**WRITTEN EXERCISE:** Copy all lines below containing "chart".

**MATERIALS PROVIDED:**
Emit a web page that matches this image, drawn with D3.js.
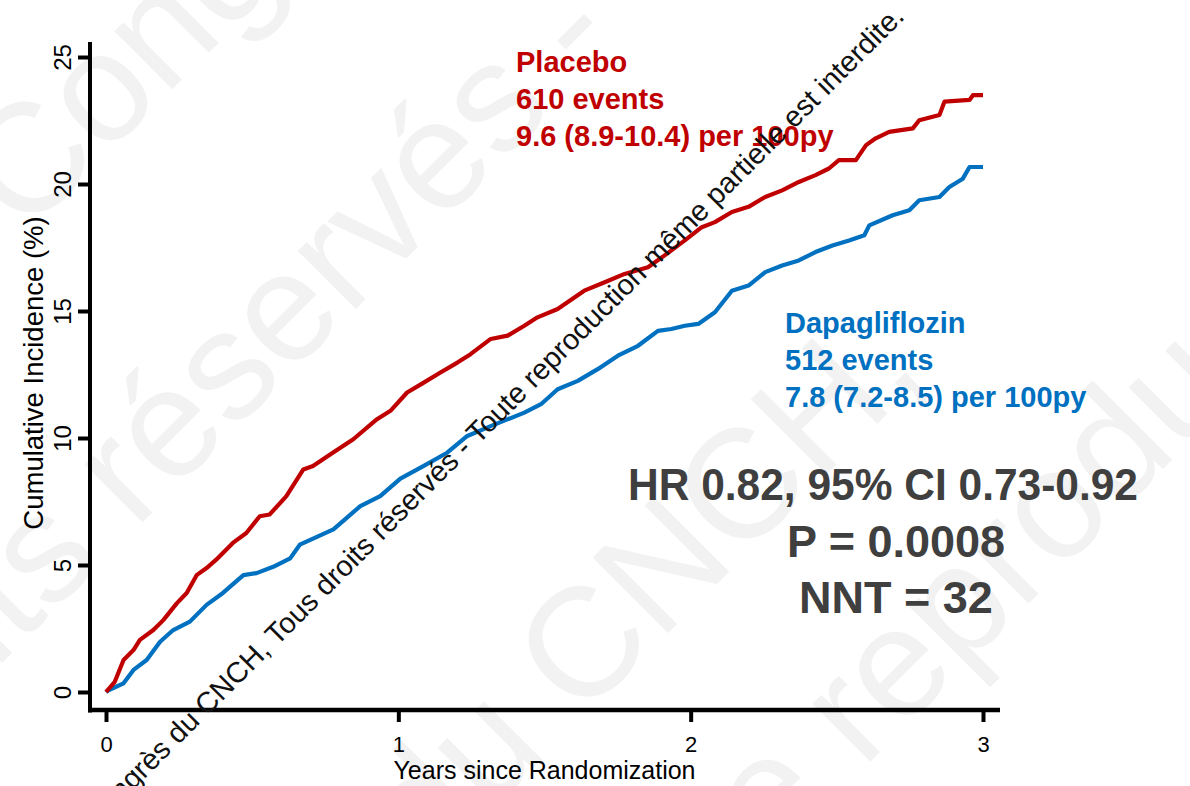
<!DOCTYPE html>
<html>
<head>
<meta charset="utf-8">
<script src="https://cdn.jsdelivr.net/npm/d3@7"></script>
<style>
  html, body { margin: 0; padding: 0; background: #fff; }
  svg { display: block; font-family: "Liberation Sans", Arial, Helvetica, sans-serif; }
</style>
</head>
<body>
<svg id="chart" width="1190" height="786"></svg>
<script>
// Kaplan-Meier style cumulative incidence, years since randomization vs %
const placeboYears = [0, 0.03, 0.06, 0.094, 0.116, 0.162, 0.196, 0.242, 0.276, 0.31, 0.344, 0.377, 0.434, 0.48, 0.526, 0.56, 0.617, 0.675, 0.708, 0.777, 0.846, 0.927, 0.973, 1.03, 1.087, 1.144, 1.202, 1.247, 1.316, 1.374, 1.431, 1.476, 1.545, 1.636, 1.706, 1.774, 1.854, 1.911, 1.98, 2.038, 2.083, 2.141, 2.198, 2.255, 2.313, 2.37, 2.427, 2.473, 2.507, 2.565, 2.6, 2.633, 2.679, 2.76, 2.782, 2.851, 2.868, 2.954, 2.966, 3.0];
const placeboIncidence = [0, 0.4, 1.26, 1.65, 2.05, 2.44, 2.83, 3.49, 3.9, 4.6, 4.88, 5.21, 5.87, 6.26, 6.92, 6.99, 7.71, 8.76, 8.9, 9.43, 9.95, 10.74, 11.07, 11.79, 12.18, 12.58, 12.97, 13.3, 13.9, 14.03, 14.42, 14.75, 15.08, 15.8, 16.13, 16.46, 16.72, 17.19, 17.78, 18.3, 18.5, 18.9, 19.1, 19.49, 19.75, 20.08, 20.35, 20.61, 20.94, 20.94, 21.53, 21.8, 22.05, 22.19, 22.51, 22.72, 23.24, 23.31, 23.5, 23.5];

const dapaYears = [0, 0.01, 0.06, 0.094, 0.139, 0.185, 0.23, 0.287, 0.344, 0.4, 0.47, 0.515, 0.572, 0.63, 0.663, 0.778, 0.87, 0.938, 1.007, 1.087, 1.167, 1.236, 1.316, 1.431, 1.488, 1.545, 1.614, 1.682, 1.751, 1.82, 1.888, 1.934, 1.98, 2.026, 2.083, 2.141, 2.198, 2.255, 2.313, 2.37, 2.427, 2.485, 2.542, 2.594, 2.611, 2.691, 2.748, 2.782, 2.851, 2.885, 2.931, 2.954, 3.0];
const dapaIncidence = [0, 0.08, 0.34, 0.87, 1.26, 1.98, 2.44, 2.77, 3.43, 3.9, 4.6, 4.68, 4.93, 5.26, 5.8, 6.4, 7.32, 7.71, 8.4, 8.9, 9.42, 10.08, 10.47, 11.0, 11.33, 11.92, 12.25, 12.71, 13.24, 13.63, 14.22, 14.29, 14.42, 14.49, 14.95, 15.8, 16.0, 16.53, 16.79, 16.99, 17.32, 17.58, 17.78, 17.98, 18.37, 18.77, 18.97, 19.36, 19.49, 19.88, 20.21, 20.67, 20.67];

const xTicks = [0, 1, 2, 3];
const yTicks = [0, 5, 10, 15, 20, 25];

const placeboLabel = ["Placebo", "610 events", "9.6 (8.9-10.4) per 100py"];
const dapaLabel = ["Dapagliflozin", "512 events", "7.8 (7.2-8.5) per 100py"];
const statsLabel = ["HR 0.82, 95% CI 0.73-0.92", "P = 0.0008", "NNT = 32"];
const xTitle = "Years since Randomization";
const yTitle = "Cumulative Incidence (%)";
const notice = "Congrès du CNCH, Tous droits réservés - Toute reproduction même partielle est interdite.";
const noticeWords = ["Congrès du CNCH, Tous droits réservés -", "Tous droits réservés -", "du CNCH,", "Toute reproduction"];

const RED = "#c00000";
const BLUE = "#0070c0";
const GREY = "#3f3f3f";

const svg = d3.select("#chart");

// ---- faint background notice, large diagonal words ----
const bg = svg.append("g").attr("transform", "rotate(-45)")
  .attr("fill", "#f2f2f2").attr("font-size", 155);
// [text, substring, u where that substring starts (or ends if 'end'), baseline s, mode]
const bgLines = [
  [noticeWords[0], "Congrès", -150, 185, "start"],
  [noticeWords[1], "réservés -", 410, 470, "end"],
  [noticeWords[2], "CNCH", -100, 920, "start"],
  [noticeWords[3], "reproduction", 66, 1154, "start"]
];
bgLines.forEach(([txt, key, u, s, mode]) => {
  const t = bg.append("text").attr("y", s).attr("x", 0).text(txt);
  const idx = txt.indexOf(key);
  const node = t.node();
  let off = idx > 0 ? node.getSubStringLength(0, idx) : 0;
  if (mode === "end") off += node.getSubStringLength(idx, key.length);
  t.attr("x", u - off);
});

// ---- scales ----
const x = d3.scaleLinear().domain([0, 3]).range([106, 983]);
const y = d3.scaleLinear().domain([0, 25]).range([692, 57]);

// ---- axes ----
const xAxis = svg.append("g").attr("transform", "translate(0,710)")
  .call(d3.axisBottom(x).tickValues(xTicks).tickSize(12).tickPadding(14).tickFormat(d3.format("d")));
xAxis.select(".domain").remove();
xAxis.selectAll(".tick line").attr("stroke", "#000").attr("stroke-width", 4);
xAxis.selectAll(".tick text").attr("font-size", 22).attr("fill", "#000")
  .attr("font-family", "\"Liberation Sans\", Arial, sans-serif");

const yAxis = svg.append("g").attr("transform", "translate(90,0)")
  .call(d3.axisLeft(y).tickValues(yTicks).tickSize(12).tickFormat(d3.format("d")));
yAxis.select(".domain").remove();
yAxis.selectAll(".tick line").attr("stroke", "#000").attr("stroke-width", 4);
yAxis.selectAll(".tick text")
  .attr("x", null).attr("dy", null).attr("y", 0)
  .attr("transform", "translate(-19,0) rotate(-90)")
  .attr("text-anchor", "middle")
  .attr("font-size", 24).attr("fill", "#000")
  .attr("font-family", "\"Liberation Sans\", Arial, sans-serif");

// axis spines (offset from the data area)
svg.append("line").attr("x1", 90).attr("x2", 90).attr("y1", 42).attr("y2", 712.5)
  .attr("stroke", "#000").attr("stroke-width", 4);
svg.append("line").attr("x1", 88).attr("x2", 1000).attr("y1", 710).attr("y2", 710)
  .attr("stroke", "#000").attr("stroke-width", 4.5);

// axis titles
svg.append("text").attr("x", (x(0) + x(3)) / 2).attr("y", 779)
  .attr("text-anchor", "middle").attr("font-size", 25).attr("fill", "#000")
  .text(xTitle);
svg.append("text").attr("transform", "translate(43,373) rotate(-90)")
  .attr("text-anchor", "middle").attr("font-size", 27.5).attr("fill", "#000")
  .text(yTitle);

// ---- curves ----
const line = d3.line().x(d => x(d[0])).y(d => y(d[1])).curve(d3.curveLinear);
const placebo = placeboYears.map((t, i) => [t, placeboIncidence[i]]);
const dapa = dapaYears.map((t, i) => [t, dapaIncidence[i]]);

svg.append("path").datum(dapa).attr("d", line)
  .attr("fill", "none").attr("stroke", BLUE).attr("stroke-width", 4.2)
  .attr("stroke-linejoin", "round");
svg.append("path").datum(placebo).attr("d", line)
  .attr("fill", "none").attr("stroke", RED).attr("stroke-width", 4.2)
  .attr("stroke-linejoin", "round");

// ---- group labels ----
function block(lines, x0, y0, step, color, size, anchor) {
  const g = svg.append("g").attr("fill", color).attr("font-size", size)
    .attr("font-weight", "bold").attr("text-anchor", anchor);
  return lines.map((s, i) => g.append("text").attr("x", x0).attr("y", y0 + i * step).text(s));
}
block(placeboLabel, 516, 72, 37, RED, 29, "start");
block(dapaLabel, 785, 333, 37, BLUE, 29, "start");
const stats = block(statsLabel, 896, 500, 56.5, GREY, 45, "middle");
stats[0].attr("x", 883).attr("textLength", 510).attr("lengthAdjust", "spacingAndGlyphs");

// ---- overlaid notice line ----
svg.append("g").attr("transform", "rotate(-45)")
  .append("text").attr("x", 628).attr("y", 653)
  .attr("text-anchor", "end").attr("font-size", 29).attr("fill", "#111")
  .text(notice);
</script>
</body>
</html>
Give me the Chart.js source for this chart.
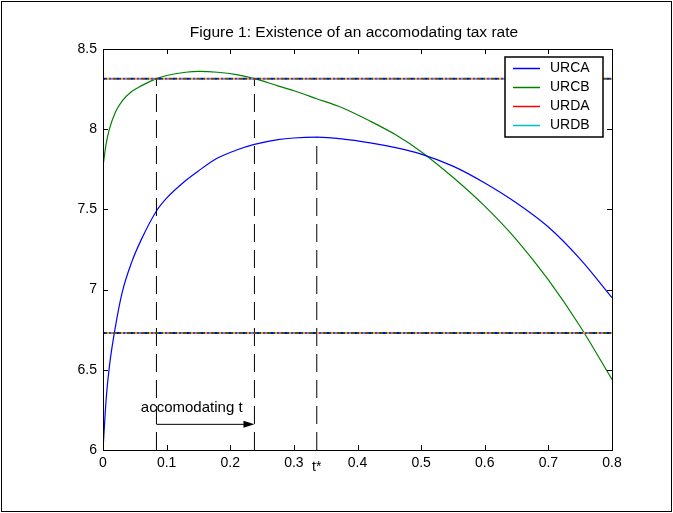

**ANSWER FOR THE TASK:**
<svg id="chart" width="1190" height="786"></svg>
const svg = d3.select("#chart");
Give me the Chart.js source for this chart.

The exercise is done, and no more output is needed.